→ **The task**:
The copy must start at the line that contains "Reproduce this chart with matplotlib." and finish at the line that contains "solid_joinstyle='miter', label=series_name, zorder=3)", reproducing each line exactly. Any picture in that span is omitted.

→ **Records shown**:
━━━━━━
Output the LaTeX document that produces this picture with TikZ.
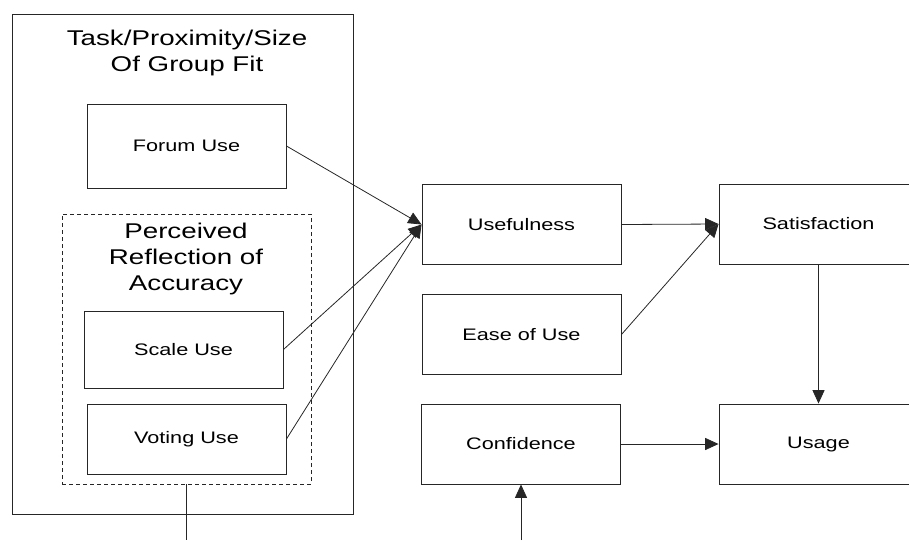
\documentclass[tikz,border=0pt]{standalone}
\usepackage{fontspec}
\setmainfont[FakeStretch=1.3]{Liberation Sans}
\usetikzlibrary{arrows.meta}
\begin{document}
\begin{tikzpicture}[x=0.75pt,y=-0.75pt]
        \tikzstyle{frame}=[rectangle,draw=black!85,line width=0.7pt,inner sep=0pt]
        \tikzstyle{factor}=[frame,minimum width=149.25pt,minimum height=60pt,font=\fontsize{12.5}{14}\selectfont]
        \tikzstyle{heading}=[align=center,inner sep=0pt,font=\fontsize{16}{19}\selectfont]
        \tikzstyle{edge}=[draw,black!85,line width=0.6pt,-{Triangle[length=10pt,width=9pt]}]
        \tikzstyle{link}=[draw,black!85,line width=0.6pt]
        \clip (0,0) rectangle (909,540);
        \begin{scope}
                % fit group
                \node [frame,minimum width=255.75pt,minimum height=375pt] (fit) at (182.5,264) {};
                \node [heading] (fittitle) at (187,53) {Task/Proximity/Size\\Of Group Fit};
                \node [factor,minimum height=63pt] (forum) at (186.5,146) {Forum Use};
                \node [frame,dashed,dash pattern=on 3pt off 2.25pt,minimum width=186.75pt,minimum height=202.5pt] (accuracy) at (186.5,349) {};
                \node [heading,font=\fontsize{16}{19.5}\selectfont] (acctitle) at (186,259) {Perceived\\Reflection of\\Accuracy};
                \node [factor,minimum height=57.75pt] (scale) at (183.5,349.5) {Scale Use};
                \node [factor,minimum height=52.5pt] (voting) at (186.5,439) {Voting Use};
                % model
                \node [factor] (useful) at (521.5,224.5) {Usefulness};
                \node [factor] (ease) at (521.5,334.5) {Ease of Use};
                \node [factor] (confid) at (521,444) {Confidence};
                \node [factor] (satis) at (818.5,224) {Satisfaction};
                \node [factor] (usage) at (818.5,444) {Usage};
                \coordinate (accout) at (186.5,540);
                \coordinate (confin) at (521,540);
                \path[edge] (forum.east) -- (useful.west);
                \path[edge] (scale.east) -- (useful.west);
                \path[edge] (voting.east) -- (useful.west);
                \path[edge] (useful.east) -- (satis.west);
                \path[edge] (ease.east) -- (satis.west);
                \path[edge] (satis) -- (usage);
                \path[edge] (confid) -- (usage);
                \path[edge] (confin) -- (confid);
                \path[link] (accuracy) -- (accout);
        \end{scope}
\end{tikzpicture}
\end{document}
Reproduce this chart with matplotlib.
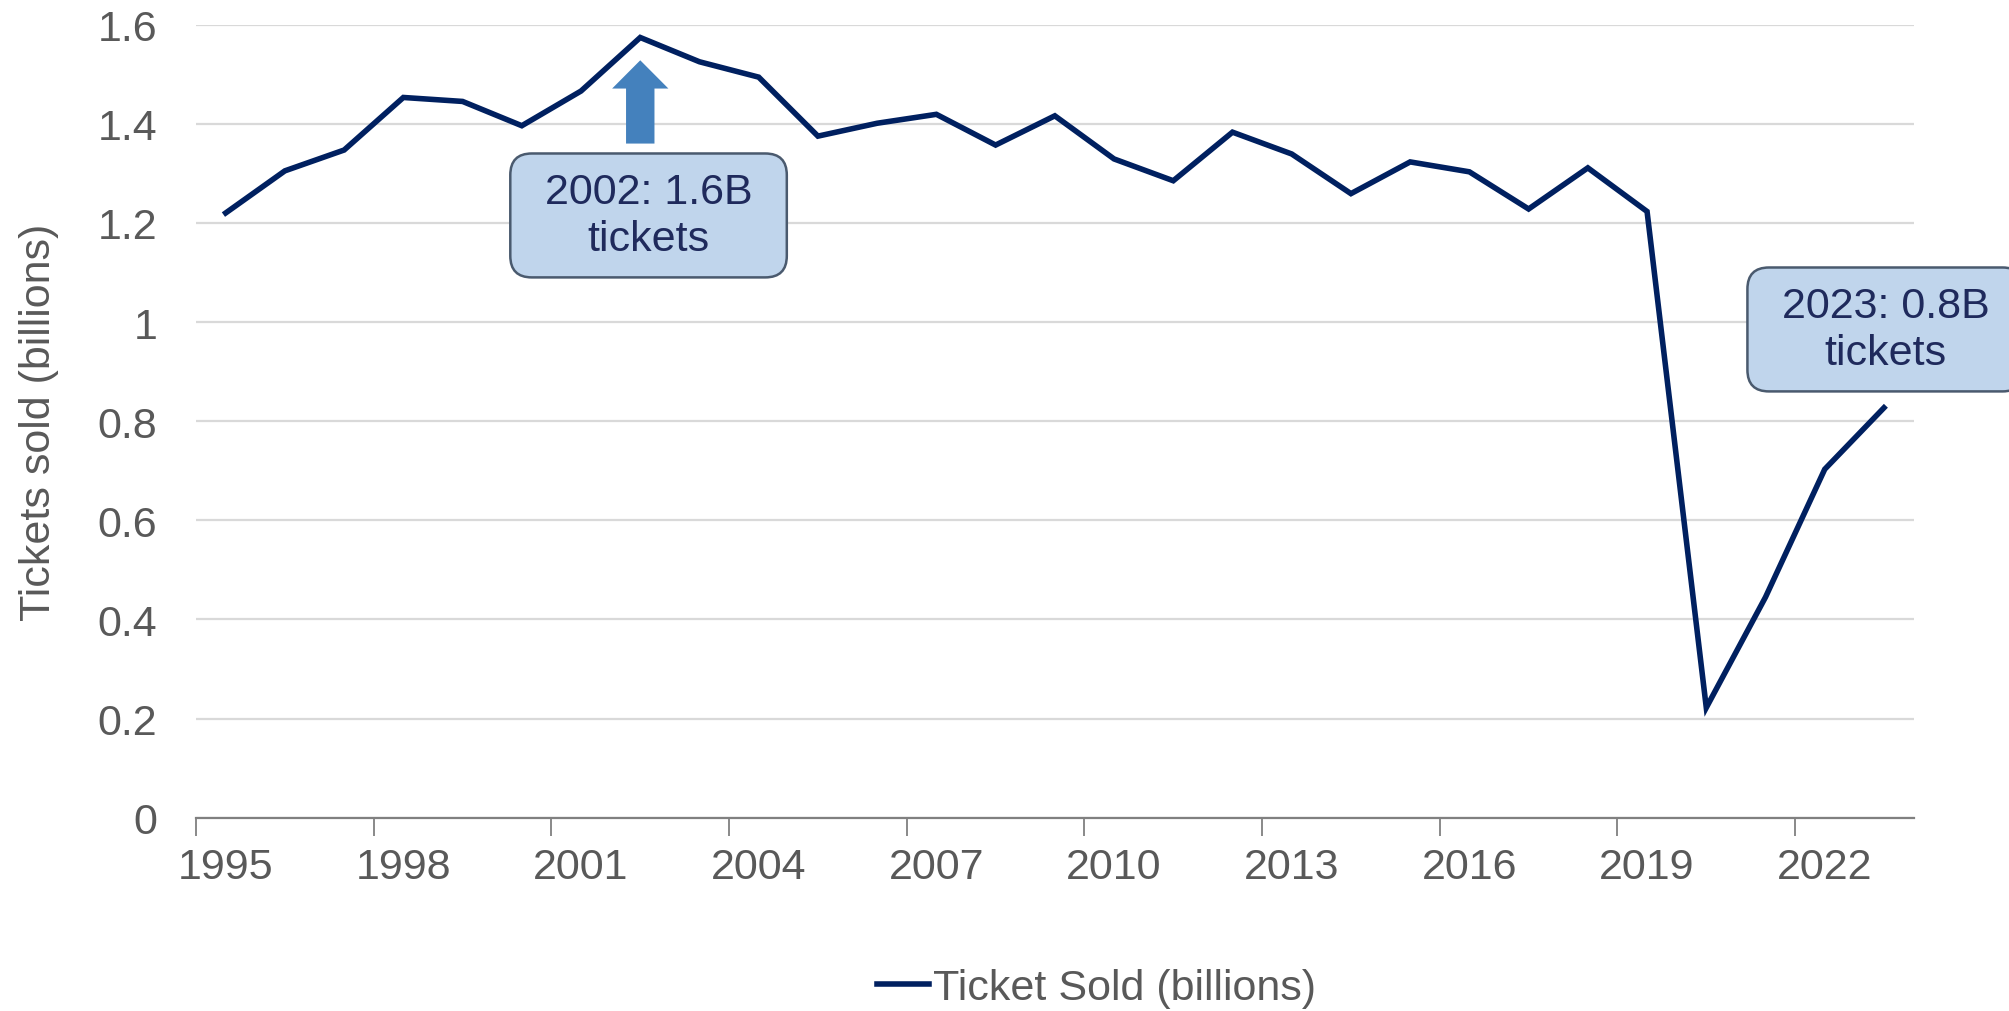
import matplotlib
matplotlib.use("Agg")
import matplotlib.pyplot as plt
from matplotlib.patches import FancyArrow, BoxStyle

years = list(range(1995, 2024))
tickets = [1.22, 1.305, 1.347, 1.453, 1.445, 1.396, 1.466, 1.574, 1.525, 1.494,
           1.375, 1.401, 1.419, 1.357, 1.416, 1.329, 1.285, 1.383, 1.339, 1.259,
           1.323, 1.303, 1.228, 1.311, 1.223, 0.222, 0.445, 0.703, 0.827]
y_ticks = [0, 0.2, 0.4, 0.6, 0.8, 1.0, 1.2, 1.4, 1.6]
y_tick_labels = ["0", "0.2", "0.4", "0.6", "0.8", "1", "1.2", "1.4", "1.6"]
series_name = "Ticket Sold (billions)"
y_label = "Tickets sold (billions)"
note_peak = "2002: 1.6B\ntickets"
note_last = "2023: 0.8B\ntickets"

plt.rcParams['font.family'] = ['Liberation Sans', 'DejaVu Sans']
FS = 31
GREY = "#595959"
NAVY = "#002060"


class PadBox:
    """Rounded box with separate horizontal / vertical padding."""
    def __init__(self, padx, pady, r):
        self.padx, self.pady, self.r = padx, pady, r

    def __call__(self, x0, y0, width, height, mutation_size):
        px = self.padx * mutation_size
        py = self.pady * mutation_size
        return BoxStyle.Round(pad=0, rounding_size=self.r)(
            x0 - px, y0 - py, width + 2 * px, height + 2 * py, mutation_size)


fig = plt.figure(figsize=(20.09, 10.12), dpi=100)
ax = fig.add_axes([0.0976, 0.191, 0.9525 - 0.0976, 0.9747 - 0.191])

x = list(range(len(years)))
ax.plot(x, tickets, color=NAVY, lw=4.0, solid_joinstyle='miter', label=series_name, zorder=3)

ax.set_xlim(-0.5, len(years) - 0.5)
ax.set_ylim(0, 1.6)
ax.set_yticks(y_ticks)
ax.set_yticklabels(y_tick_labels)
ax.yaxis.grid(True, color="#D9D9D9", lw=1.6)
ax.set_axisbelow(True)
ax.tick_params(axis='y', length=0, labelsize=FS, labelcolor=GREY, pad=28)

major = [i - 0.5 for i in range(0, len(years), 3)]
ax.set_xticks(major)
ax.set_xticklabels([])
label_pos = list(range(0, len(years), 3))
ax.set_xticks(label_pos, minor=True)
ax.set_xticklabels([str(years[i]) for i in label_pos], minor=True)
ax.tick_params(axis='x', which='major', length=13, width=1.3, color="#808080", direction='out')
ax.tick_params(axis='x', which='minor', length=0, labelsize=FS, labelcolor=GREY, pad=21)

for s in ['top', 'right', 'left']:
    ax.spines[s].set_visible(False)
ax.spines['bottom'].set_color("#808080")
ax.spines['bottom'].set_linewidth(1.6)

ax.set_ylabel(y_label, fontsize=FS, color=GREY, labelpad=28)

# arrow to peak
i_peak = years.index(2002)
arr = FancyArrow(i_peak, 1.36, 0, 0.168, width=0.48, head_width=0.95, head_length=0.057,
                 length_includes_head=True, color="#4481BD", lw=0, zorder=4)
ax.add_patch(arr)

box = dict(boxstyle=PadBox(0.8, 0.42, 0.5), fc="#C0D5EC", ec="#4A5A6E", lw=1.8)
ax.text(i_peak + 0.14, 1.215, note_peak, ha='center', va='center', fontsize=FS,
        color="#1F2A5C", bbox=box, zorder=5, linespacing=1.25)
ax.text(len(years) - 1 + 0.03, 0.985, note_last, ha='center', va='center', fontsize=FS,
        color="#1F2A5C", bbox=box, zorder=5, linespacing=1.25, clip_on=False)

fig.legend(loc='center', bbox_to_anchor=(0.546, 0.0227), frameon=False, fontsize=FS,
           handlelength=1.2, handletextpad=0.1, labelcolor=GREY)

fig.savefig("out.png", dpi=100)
━━━━━━
→ **Result of the exercise**:
Reproduce this chart with matplotlib.
import matplotlib
matplotlib.use("Agg")
import matplotlib.pyplot as plt
from matplotlib.patches import FancyArrow, BoxStyle

years = list(range(1995, 2024))
tickets = [1.22, 1.305, 1.347, 1.453, 1.445, 1.396, 1.466, 1.574, 1.525, 1.494,
           1.375, 1.401, 1.419, 1.357, 1.416, 1.329, 1.285, 1.383, 1.339, 1.259,
           1.323, 1.303, 1.228, 1.311, 1.223, 0.222, 0.445, 0.703, 0.827]
y_ticks = [0, 0.2, 0.4, 0.6, 0.8, 1.0, 1.2, 1.4, 1.6]
y_tick_labels = ["0", "0.2", "0.4", "0.6", "0.8", "1", "1.2", "1.4", "1.6"]
series_name = "Ticket Sold (billions)"
y_label = "Tickets sold (billions)"
note_peak = "2002: 1.6B\ntickets"
note_last = "2023: 0.8B\ntickets"

plt.rcParams['font.family'] = ['Liberation Sans', 'DejaVu Sans']
FS = 31
GREY = "#595959"
NAVY = "#002060"


class PadBox:
    """Rounded box with separate horizontal / vertical padding."""
    def __init__(self, padx, pady, r):
        self.padx, self.pady, self.r = padx, pady, r

    def __call__(self, x0, y0, width, height, mutation_size):
        px = self.padx * mutation_size
        py = self.pady * mutation_size
        return BoxStyle.Round(pad=0, rounding_size=self.r)(
            x0 - px, y0 - py, width + 2 * px, height + 2 * py, mutation_size)


fig = plt.figure(figsize=(20.09, 10.12), dpi=100)
ax = fig.add_axes([0.0976, 0.191, 0.9525 - 0.0976, 0.9747 - 0.191])

x = list(range(len(years)))
ax.plot(x, tickets, color=NAVY, lw=4.0, solid_joinstyle='miter', label=series_name, zorder=3)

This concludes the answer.